Instructions to follow ▸ Your task is to retype the lines from the opening of the material through the line that includes "import plotly.graph_objects as go". Do not copy the pictures.

Given information ▸
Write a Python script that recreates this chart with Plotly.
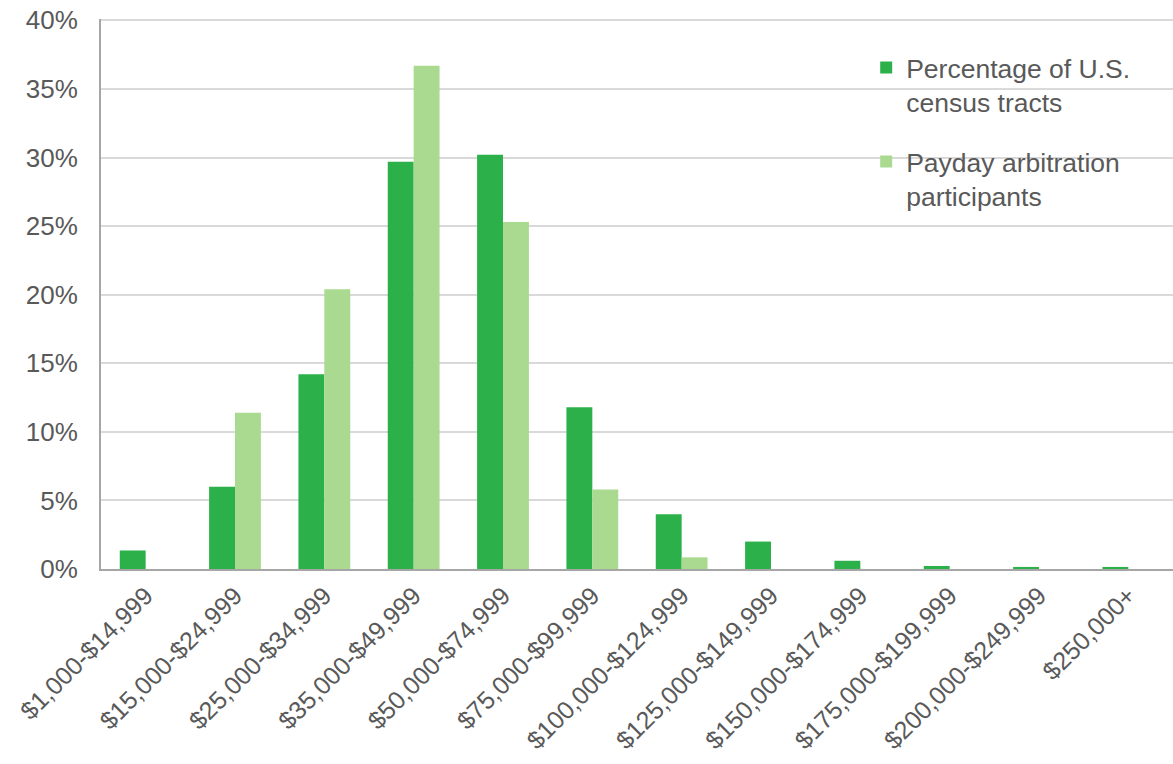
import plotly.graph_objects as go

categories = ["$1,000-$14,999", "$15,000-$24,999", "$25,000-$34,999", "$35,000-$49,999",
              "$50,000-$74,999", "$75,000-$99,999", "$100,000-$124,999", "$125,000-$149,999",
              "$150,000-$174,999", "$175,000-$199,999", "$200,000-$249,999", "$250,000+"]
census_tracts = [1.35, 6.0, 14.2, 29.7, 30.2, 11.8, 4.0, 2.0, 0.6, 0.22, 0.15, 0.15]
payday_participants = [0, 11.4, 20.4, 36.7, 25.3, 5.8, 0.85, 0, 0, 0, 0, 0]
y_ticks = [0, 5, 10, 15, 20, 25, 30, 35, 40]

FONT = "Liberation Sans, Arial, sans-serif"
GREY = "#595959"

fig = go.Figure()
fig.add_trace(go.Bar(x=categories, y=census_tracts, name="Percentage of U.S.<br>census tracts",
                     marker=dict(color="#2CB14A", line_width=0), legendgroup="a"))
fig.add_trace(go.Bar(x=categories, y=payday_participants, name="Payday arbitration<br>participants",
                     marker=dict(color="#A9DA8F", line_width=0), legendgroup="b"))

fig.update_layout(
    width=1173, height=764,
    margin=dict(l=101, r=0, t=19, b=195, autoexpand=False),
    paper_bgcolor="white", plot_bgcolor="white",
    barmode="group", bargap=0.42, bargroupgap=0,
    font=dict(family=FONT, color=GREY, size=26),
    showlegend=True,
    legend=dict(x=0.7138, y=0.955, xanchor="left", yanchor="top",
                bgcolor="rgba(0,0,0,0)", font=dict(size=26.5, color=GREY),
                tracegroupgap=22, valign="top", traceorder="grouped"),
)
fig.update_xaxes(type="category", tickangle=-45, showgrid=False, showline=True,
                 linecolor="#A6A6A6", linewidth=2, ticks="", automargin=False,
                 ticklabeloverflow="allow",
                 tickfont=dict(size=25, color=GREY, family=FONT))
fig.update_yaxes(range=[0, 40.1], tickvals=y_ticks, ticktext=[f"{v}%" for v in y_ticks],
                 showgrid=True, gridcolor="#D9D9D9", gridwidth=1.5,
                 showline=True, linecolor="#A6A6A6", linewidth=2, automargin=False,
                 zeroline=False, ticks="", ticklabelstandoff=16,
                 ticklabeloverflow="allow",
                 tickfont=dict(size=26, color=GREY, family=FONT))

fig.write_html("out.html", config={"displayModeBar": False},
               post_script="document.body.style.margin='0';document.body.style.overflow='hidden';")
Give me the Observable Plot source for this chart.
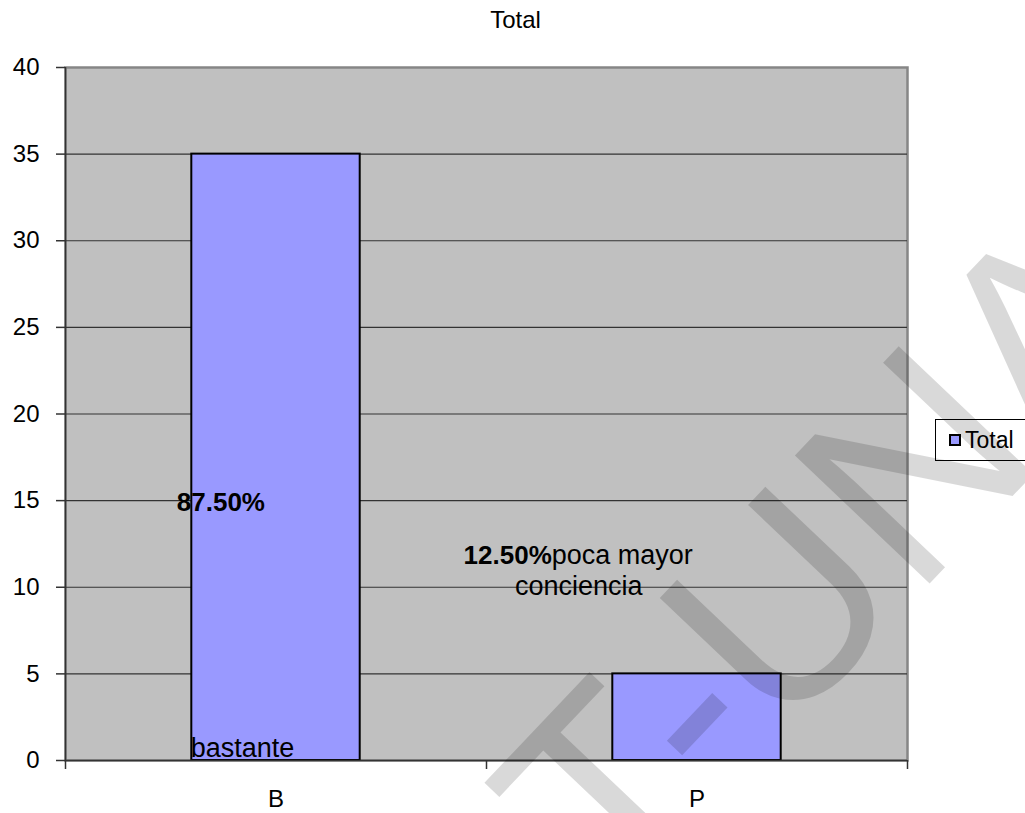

Exercise response ▸
Write a Python script that recreates this chart with Plotly.
import plotly.graph_objects as go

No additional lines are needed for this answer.